Goal of the exercise: Lines from the one containing "Write the seaborn" to the one containing "plt.rcParams['font.family'] = ['Liberation", both lines included, are to be extracted exactly from the data below; pictures are excluded.

Source records
[Start]

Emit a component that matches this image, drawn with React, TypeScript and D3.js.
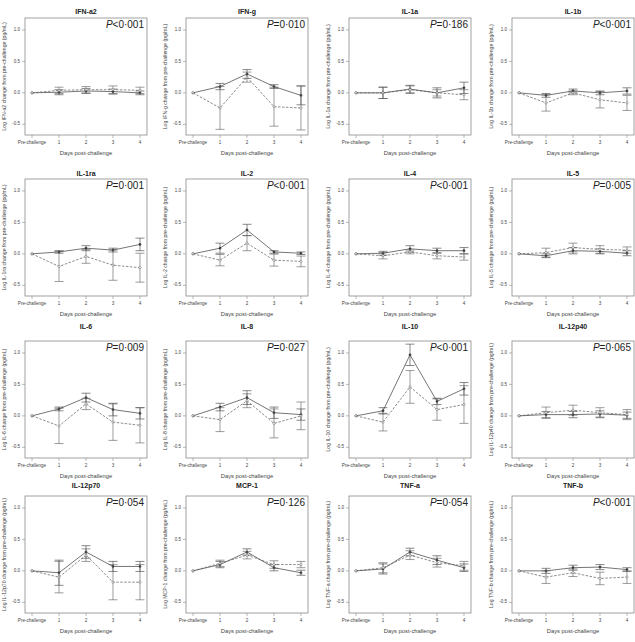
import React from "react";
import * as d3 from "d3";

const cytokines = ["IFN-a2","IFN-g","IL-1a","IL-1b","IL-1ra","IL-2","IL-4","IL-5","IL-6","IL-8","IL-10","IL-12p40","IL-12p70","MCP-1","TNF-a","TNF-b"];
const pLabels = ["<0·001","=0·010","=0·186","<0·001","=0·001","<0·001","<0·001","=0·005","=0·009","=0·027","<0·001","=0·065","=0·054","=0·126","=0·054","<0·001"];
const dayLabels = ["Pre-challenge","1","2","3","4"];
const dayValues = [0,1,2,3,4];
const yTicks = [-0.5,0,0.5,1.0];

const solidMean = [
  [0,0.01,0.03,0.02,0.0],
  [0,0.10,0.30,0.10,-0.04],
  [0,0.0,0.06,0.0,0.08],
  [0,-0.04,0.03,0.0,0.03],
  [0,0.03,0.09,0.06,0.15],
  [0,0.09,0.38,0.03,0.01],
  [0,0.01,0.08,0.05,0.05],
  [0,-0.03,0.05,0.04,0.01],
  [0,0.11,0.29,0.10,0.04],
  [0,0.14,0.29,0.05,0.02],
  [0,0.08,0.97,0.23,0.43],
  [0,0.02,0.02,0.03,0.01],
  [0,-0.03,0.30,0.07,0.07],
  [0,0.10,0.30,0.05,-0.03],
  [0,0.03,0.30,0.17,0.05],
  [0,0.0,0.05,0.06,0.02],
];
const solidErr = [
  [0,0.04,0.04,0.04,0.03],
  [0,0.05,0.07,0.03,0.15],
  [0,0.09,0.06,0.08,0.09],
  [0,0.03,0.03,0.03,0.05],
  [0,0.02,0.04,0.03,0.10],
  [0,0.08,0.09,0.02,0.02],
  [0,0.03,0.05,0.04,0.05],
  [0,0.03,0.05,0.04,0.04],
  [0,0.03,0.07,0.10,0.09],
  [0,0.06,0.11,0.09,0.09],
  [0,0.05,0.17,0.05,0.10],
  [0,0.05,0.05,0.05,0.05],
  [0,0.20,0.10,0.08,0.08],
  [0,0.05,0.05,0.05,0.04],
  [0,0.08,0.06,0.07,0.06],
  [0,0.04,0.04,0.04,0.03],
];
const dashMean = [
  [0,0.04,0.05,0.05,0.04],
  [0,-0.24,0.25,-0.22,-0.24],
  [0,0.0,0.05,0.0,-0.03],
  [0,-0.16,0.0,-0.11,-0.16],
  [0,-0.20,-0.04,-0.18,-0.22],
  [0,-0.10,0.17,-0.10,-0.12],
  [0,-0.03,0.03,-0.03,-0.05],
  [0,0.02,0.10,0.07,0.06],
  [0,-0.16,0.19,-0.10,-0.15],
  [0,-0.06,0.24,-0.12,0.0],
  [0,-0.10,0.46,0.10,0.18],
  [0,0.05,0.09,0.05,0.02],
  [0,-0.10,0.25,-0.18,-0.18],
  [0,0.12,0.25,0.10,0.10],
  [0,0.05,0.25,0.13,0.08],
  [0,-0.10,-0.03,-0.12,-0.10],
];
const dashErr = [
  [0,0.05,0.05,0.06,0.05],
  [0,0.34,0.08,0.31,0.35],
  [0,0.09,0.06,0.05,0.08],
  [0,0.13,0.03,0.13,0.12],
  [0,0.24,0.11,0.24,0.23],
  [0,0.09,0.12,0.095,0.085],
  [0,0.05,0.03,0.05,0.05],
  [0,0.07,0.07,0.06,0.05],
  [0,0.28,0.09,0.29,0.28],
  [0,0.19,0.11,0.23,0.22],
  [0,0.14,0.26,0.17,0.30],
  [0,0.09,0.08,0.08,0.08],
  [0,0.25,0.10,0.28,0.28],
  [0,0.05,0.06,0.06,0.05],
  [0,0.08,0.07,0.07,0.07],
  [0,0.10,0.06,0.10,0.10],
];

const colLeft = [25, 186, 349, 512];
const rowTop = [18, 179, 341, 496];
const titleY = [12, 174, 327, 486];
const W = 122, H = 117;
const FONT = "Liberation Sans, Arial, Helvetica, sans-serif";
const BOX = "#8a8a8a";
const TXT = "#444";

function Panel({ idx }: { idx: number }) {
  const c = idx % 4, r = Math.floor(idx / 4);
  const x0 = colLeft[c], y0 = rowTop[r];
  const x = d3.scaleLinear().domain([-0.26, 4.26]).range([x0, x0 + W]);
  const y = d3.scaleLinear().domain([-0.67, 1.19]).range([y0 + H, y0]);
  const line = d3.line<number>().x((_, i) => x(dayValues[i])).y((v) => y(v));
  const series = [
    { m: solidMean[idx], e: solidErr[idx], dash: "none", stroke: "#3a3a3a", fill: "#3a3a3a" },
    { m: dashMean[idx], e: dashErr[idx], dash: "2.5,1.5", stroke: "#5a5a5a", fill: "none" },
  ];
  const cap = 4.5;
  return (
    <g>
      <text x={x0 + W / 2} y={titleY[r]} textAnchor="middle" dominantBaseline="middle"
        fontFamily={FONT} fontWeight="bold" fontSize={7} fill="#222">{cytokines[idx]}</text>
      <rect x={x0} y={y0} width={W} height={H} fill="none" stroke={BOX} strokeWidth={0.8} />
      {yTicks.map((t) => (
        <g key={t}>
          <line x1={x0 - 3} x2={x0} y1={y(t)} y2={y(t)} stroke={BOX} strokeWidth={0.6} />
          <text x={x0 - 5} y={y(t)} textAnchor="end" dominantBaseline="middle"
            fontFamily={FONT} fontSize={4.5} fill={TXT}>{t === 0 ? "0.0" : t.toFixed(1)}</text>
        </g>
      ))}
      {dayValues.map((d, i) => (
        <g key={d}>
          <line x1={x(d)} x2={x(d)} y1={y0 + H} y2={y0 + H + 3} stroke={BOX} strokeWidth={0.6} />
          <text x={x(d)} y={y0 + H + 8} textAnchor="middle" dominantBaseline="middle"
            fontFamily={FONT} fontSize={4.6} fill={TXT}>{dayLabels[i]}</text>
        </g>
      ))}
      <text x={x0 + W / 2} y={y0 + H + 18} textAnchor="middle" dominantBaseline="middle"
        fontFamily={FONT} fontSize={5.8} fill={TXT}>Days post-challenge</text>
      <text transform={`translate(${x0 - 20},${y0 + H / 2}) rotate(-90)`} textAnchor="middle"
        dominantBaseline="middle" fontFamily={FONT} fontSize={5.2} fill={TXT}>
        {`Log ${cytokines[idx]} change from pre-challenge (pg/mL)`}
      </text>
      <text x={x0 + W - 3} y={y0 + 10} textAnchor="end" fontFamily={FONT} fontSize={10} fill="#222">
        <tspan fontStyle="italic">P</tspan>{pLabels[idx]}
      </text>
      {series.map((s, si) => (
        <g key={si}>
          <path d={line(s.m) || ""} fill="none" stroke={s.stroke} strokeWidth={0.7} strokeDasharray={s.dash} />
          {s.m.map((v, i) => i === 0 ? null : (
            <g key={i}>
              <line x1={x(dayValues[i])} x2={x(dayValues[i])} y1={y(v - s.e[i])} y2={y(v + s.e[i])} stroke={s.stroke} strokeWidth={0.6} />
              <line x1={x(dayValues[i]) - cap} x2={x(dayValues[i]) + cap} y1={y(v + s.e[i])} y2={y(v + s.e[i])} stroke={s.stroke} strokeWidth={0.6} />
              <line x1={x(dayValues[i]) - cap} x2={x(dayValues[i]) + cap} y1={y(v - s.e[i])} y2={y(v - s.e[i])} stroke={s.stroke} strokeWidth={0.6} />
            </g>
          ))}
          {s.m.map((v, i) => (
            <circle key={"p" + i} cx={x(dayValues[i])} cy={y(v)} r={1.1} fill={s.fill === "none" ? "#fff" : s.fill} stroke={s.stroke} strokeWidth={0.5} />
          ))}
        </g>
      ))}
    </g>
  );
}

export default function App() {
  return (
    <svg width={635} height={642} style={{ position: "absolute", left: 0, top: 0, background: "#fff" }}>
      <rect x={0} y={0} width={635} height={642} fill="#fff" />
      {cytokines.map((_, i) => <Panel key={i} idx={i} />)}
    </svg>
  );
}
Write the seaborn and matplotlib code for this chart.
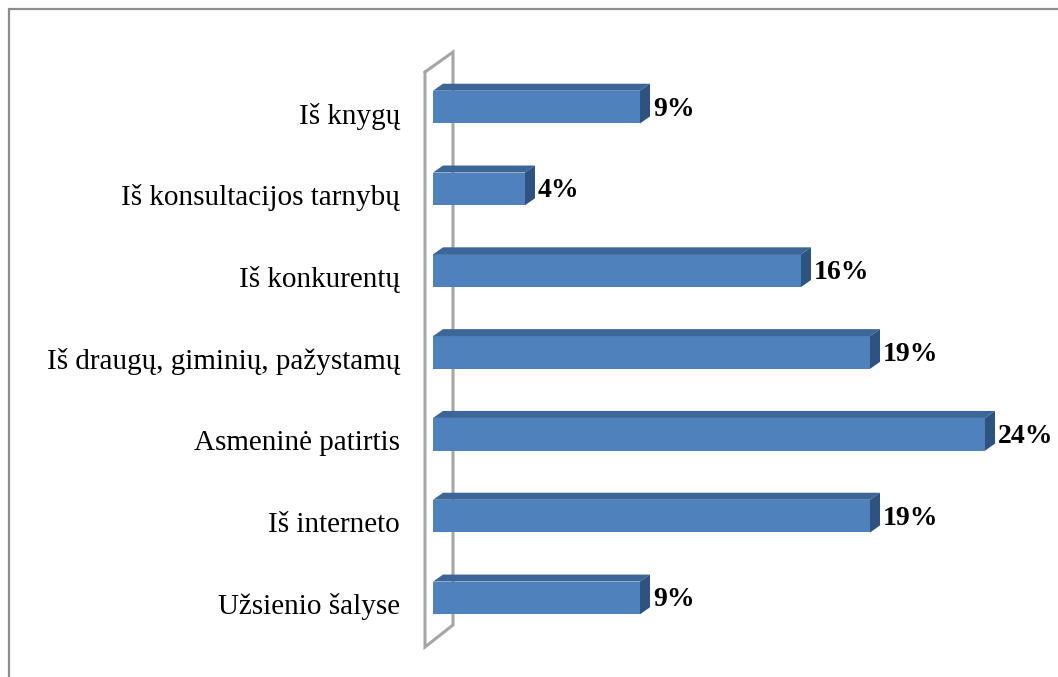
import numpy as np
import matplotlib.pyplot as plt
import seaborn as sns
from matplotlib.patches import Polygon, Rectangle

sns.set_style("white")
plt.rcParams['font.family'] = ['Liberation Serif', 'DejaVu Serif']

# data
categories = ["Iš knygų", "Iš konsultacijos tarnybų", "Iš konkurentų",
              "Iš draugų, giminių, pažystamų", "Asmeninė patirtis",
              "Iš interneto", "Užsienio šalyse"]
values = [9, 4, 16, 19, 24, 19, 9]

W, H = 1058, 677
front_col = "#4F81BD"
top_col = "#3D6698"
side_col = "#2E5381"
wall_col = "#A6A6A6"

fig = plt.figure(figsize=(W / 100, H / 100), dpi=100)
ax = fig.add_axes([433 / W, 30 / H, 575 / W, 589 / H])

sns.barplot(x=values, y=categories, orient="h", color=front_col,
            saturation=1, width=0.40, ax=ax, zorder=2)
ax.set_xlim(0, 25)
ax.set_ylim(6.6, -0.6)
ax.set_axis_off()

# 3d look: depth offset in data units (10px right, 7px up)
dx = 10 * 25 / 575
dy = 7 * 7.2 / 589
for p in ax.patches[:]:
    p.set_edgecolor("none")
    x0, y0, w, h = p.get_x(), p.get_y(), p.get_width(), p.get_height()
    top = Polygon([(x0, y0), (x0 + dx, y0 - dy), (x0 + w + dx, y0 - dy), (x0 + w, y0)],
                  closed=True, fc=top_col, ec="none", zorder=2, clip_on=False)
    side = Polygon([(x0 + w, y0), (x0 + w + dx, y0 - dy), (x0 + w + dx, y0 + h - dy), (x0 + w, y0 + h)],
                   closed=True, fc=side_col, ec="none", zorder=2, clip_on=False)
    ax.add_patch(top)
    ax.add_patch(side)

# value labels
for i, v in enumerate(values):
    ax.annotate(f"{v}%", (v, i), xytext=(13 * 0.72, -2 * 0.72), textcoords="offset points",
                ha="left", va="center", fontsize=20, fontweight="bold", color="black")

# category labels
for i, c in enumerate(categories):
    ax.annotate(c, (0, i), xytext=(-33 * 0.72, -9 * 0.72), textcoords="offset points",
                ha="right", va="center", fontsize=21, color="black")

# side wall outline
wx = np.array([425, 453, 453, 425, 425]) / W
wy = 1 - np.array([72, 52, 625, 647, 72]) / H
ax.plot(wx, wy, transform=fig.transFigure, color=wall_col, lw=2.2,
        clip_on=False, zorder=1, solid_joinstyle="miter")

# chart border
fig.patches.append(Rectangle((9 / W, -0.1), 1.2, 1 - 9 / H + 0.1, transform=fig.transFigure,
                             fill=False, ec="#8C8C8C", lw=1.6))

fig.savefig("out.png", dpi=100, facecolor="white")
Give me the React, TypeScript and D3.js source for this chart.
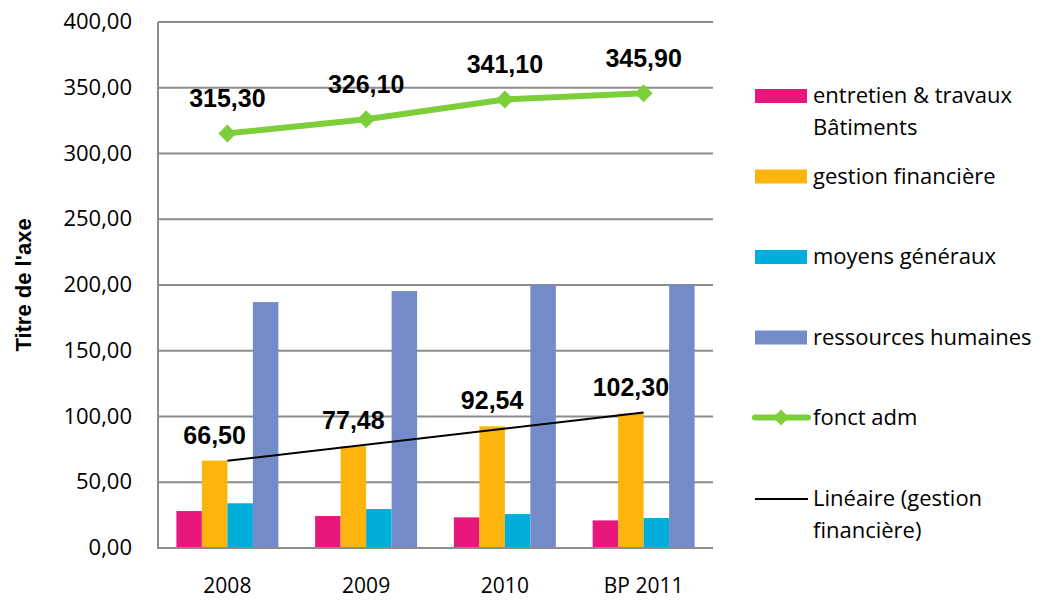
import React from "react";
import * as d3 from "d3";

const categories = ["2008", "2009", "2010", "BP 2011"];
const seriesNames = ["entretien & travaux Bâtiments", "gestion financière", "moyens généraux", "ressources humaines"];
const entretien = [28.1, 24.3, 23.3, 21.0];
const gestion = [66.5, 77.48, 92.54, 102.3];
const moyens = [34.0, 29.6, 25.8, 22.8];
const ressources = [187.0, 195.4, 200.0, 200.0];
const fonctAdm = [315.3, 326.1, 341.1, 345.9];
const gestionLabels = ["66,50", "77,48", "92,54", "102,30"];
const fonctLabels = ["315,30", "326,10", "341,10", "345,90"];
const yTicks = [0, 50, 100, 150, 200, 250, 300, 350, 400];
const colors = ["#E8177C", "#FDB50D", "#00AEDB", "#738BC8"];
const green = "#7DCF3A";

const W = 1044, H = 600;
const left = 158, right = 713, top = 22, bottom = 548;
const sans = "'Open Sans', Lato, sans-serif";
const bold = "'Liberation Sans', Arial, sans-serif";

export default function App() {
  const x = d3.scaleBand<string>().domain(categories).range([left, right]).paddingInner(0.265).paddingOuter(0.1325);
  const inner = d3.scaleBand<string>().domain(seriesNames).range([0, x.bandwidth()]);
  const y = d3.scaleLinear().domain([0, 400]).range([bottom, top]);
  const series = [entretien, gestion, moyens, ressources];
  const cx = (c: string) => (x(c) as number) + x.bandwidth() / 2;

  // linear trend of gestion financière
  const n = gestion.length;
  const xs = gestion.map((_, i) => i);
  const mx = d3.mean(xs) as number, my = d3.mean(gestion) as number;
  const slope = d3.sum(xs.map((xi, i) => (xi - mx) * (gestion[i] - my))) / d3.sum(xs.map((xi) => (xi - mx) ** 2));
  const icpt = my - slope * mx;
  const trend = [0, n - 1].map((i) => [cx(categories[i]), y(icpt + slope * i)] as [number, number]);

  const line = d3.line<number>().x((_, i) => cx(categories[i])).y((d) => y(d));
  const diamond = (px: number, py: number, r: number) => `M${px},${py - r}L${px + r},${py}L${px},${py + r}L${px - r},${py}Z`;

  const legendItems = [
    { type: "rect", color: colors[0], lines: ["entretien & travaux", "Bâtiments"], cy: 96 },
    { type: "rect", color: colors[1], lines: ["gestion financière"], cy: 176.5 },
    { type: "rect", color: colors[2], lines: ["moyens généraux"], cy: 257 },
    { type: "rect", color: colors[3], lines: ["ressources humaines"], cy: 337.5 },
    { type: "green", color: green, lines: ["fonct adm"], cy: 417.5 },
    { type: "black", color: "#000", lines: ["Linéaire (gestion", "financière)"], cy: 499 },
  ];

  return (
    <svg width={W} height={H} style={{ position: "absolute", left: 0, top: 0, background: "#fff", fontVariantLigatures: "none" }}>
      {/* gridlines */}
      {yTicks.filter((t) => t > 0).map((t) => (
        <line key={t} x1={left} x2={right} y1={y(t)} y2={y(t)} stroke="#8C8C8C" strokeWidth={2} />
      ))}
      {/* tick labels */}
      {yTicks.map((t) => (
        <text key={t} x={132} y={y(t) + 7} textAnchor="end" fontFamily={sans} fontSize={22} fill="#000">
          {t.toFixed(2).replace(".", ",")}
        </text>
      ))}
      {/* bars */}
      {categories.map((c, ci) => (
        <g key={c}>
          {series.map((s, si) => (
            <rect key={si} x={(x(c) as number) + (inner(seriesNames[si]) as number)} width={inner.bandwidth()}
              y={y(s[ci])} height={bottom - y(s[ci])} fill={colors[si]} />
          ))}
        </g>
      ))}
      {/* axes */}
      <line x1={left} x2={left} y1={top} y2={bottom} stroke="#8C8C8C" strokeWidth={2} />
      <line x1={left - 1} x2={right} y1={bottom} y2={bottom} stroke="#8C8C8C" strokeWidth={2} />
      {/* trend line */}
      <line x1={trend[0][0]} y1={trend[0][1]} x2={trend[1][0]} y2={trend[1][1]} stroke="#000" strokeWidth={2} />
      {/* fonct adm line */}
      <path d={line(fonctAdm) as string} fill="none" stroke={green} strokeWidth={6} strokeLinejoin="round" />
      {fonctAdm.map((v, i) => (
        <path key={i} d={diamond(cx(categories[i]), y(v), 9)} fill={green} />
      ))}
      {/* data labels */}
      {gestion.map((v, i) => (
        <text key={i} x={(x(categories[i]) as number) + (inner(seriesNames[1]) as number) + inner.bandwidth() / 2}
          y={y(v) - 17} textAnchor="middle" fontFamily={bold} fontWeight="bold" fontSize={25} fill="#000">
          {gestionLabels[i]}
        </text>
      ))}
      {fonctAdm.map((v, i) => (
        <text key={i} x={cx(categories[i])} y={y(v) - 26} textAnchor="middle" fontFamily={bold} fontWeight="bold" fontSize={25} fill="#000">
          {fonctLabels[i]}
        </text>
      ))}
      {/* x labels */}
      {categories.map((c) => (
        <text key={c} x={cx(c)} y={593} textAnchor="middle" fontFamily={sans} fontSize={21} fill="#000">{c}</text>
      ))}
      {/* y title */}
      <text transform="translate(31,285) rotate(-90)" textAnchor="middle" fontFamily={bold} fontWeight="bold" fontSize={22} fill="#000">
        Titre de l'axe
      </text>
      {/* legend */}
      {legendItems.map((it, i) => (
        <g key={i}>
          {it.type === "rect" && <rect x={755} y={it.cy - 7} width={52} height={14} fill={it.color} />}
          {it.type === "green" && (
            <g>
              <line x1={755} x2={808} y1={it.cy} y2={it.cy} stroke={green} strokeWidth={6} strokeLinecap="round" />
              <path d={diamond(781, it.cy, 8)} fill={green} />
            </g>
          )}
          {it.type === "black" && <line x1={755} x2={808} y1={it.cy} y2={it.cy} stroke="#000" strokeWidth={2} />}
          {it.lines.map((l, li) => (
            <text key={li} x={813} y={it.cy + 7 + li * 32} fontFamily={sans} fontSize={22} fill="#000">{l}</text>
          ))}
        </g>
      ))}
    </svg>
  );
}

[End]

Answer to this exercise:
Write the seaborn and matplotlib code for this chart.
import numpy as np
import matplotlib.pyplot as plt
import seaborn as sns
from matplotlib.patches import Polygon, Rectangle

sns.set_style("white")
plt.rcParams['font.family'] = ['Liberation Serif', 'DejaVu Serif']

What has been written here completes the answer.